The COVID-19 Coronavirus is disrupting both public life and business across the globe in various countries, events being called off, companies who import from China facing severe delays due to the business running on skeleton staff and concerns around travel.

More than 100,000 people worldwide have been reported to be infected with the coronavirus (COVID-19), the illness that brought China’s manufacturing almost to a halt.

As other parts of the world have become affected and it is all that is spoken about in our news, it is a good idea to assess your contractual obligations. If you are in an industry that relies on imports or events or one that without staff you simply could not deliver what was promised, then it’s a good idea to check your contracts. Should there be no written terms in place, then you may find yourself in some difficulties.

Ideally you would want to see a well written “Force majeure” clause in any written contract, whilst also playing close attention to the governing law clauses that will state which jurisdiction will apply to the interpretation of the clause. Whilst you are trading in England or Wales if the party you are in contract to is in another country and you have signed up to their terms this is likely going to be under their jurisdiction.  These clauses are quite common in commercial agreements but are actually rarely triggered.

Force Majeure, which is Latin for “superior force”, is a provision in a contract that allows a party to suspend or terminate the performance of its obligations when certain circumstances occur which are beyond their control. These circumstances are generally called “acts of God” and usually cover situations such as flood, terror attacks, or natural disaster. It would be reasonable to believe coronavirus would also be covered here but this is by no means certain, if it affected your business so much that performance is inadvisable, commercially impracticable, or impossible then this clause would relieve you of your contractual obligations.

In order to apply a force majeure clause and allow relief from the performance of the contract, the situation that has arisen must be outside of both parties’ control. It also needs to be unavoidable and unforeseeable, conditions that can be hard to prove sometimes. This relief is usually the suspension of the parties’ obligations under the contract during the “force majeure” event, and, if the event continues for a certain length of time, the right to terminate the contract. It may be required to show that the party did all they could to attempt to perform the contract.

The party seeking to rely upon a force majeure clause for relief from any contractual obligations would need to demonstrate however that there are no reasonable alternative means to perform its obligations under the contract. If the contract is simply more difficult, more expensive to perform or you have your own coronavirus concens, a force majeure clause is unlikely to apply. It is also important to note that a force majeure clause does not cover failure to meet contractual obligations due to negligence, lack of available funds, or anything else that is avoidable.
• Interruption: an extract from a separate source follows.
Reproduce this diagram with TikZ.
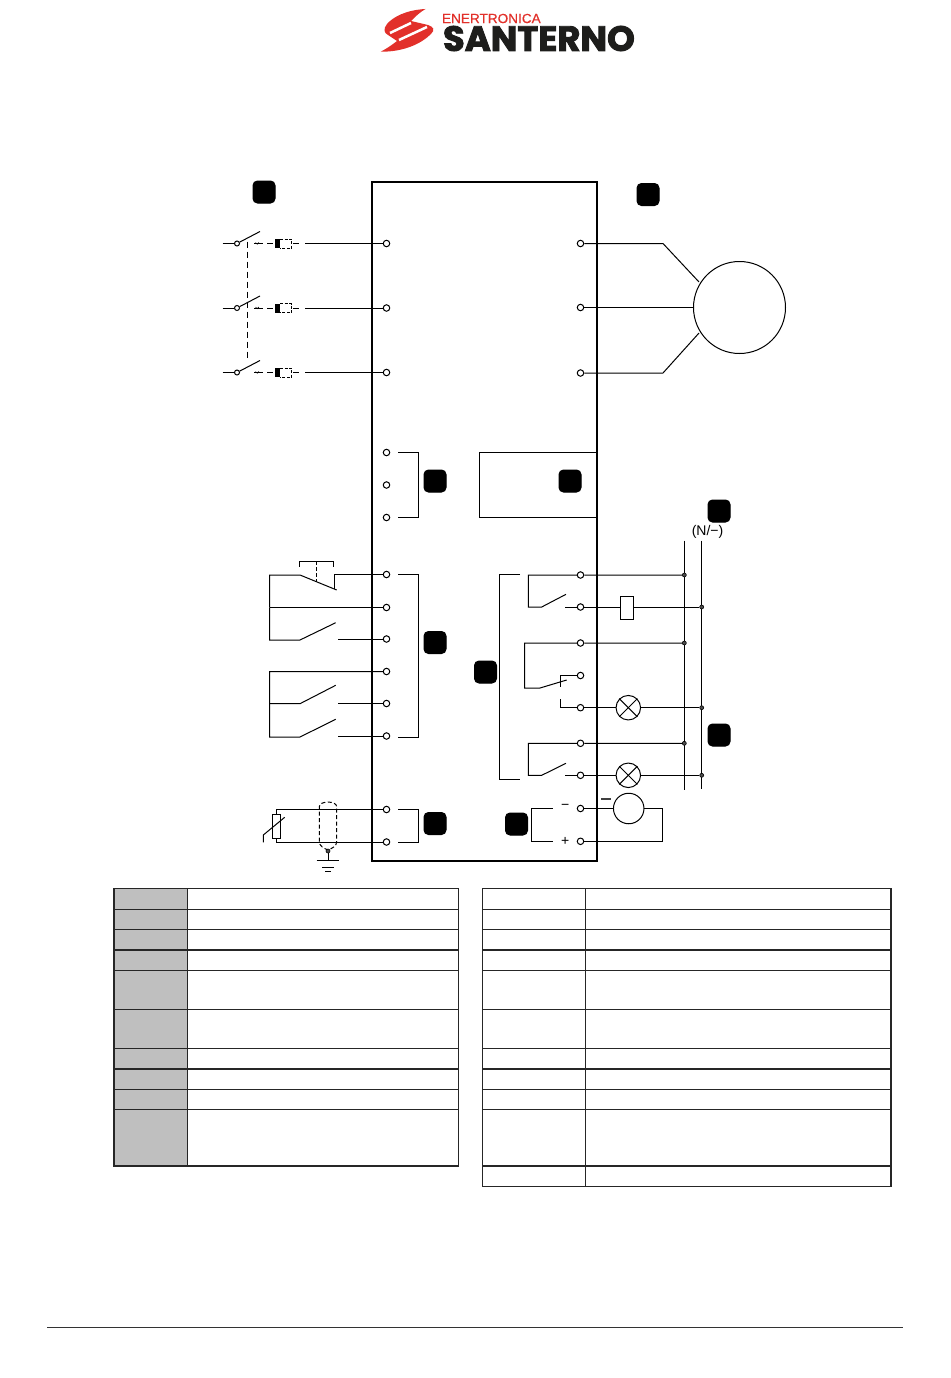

Lets say for example you were holding an event, 100 people were booked on and have already paid for it. Whilst far too many people operate these types of things without any terms in place. The first thing I would say is, check the contract. You are in contract with at least two parties here, your attendees and also the venue, possibly even more depending on the size of the event, caterers, videographers etc etc. If you decide that you are concerned yourself about the coronavirus and based purely on ‘worry’ you decide to cancel, it is likely you will still need to pay the venue (and whoever else) and all the attendees will want a refund. This of course would be very expensive. However if it was cancelled based on government advice then this would be where you would need to check you insurance policy. Business interruption insurance is often an add on to your policy and like most things you would need to check the terms to see if you are covered. This is similar to, if as an individual you have a holiday booked, just cancelling due to your own fears will not be covered by your insurance policy, being advised not to travel by the FCO will be.
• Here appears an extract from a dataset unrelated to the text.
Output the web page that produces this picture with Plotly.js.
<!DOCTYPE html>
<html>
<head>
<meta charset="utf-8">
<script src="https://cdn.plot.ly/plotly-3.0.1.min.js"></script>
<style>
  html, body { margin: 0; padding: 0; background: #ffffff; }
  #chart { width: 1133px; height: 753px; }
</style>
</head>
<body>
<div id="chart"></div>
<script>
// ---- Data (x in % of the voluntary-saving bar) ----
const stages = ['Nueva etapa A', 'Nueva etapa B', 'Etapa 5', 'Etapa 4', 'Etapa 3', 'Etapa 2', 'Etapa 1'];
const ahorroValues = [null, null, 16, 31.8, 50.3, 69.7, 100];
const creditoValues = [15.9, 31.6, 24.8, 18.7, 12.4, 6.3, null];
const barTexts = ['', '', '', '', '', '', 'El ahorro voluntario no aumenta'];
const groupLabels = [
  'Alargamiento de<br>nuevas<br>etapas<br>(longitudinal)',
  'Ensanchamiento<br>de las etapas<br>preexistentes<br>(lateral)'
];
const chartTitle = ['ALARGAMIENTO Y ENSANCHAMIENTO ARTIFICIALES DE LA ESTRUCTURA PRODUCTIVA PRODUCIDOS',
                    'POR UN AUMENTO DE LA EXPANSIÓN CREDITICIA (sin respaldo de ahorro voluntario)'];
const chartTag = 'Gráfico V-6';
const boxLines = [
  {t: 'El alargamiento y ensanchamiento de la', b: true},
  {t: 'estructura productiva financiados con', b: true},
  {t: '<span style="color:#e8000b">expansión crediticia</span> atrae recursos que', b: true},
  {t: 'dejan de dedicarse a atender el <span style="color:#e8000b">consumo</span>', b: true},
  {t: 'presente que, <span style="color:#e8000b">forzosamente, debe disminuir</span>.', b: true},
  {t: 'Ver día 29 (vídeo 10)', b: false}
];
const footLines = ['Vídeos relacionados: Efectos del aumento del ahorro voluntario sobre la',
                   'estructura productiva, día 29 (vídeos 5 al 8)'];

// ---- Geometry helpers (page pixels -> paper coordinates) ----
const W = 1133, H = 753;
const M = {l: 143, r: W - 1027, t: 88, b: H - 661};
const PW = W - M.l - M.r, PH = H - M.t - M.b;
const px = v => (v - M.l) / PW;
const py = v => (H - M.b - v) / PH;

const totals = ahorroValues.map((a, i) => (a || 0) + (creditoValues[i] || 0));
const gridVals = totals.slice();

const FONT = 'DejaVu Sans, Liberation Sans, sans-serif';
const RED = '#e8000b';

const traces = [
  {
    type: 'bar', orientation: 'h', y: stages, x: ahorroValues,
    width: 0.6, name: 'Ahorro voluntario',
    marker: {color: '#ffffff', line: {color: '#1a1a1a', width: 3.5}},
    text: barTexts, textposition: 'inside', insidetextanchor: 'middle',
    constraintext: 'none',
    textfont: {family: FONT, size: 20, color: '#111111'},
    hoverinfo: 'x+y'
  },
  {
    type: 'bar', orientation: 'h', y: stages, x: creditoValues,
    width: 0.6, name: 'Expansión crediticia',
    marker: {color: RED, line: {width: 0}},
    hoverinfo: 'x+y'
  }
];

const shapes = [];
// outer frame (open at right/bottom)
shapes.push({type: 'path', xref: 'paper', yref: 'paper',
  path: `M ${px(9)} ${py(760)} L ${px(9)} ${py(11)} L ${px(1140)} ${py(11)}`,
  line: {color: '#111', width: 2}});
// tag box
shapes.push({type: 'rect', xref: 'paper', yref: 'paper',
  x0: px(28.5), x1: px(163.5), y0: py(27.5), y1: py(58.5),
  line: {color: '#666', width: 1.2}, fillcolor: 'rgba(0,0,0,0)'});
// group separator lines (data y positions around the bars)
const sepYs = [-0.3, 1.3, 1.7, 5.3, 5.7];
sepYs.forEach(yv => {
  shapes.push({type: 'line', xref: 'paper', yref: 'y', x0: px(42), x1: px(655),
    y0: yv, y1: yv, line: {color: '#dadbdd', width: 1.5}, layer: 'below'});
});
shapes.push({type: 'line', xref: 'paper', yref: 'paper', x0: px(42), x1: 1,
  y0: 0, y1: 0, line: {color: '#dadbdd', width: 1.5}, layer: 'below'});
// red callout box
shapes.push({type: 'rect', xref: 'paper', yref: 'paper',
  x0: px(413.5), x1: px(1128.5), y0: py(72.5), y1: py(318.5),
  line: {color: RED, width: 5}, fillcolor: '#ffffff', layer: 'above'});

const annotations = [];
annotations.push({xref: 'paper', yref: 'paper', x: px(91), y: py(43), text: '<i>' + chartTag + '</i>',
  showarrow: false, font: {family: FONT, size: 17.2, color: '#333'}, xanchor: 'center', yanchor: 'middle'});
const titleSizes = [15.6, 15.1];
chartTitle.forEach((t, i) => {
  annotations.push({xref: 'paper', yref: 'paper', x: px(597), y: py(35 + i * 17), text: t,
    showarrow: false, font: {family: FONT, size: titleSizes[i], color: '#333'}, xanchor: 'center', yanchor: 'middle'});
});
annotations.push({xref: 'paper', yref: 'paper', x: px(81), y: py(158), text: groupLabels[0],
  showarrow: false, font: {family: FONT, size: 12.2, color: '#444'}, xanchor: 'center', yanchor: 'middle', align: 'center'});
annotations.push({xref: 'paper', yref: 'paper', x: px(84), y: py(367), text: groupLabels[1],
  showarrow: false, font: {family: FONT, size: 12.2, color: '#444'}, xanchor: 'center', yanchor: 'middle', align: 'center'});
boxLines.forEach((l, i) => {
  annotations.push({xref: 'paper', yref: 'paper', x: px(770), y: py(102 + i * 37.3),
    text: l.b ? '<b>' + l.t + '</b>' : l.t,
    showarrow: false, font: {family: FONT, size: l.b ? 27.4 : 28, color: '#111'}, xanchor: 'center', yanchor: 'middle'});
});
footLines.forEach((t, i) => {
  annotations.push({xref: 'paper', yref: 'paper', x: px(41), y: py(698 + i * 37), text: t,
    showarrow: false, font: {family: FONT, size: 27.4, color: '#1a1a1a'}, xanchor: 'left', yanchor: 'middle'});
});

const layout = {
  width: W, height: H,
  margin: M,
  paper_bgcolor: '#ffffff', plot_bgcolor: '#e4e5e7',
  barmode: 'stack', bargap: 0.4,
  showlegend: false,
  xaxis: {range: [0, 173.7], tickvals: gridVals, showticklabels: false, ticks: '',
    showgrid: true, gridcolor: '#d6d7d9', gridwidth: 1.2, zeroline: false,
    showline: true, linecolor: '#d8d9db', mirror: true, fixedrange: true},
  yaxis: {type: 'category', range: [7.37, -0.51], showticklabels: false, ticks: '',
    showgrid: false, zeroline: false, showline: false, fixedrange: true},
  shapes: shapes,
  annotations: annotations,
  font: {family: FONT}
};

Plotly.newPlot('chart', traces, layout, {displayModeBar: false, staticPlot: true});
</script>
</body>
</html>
Should a contract not contain a force majeure clause, parties may seek to rely on the doctrine of “frustration” to free them from their obligations. However, “frustration” will only be available in limited circumstances where performance of the contract has become truly impossible, or where there has been a change of circumstances so fundamental that it would be unjust to hold the parties to their original agreement. If a contract is frustrated, the contract will terminate, and the parties will be released from all future obligations. Not quite so helpful if you are just in need of more time.

It is likely the social misery caused by the coronavirus is set to continue for the time being, as will the legal problems that are going to rise. Parties to a contract should closely monitor the situation and seek professional legal advice to ascertain their contractual and common law rights when necessary.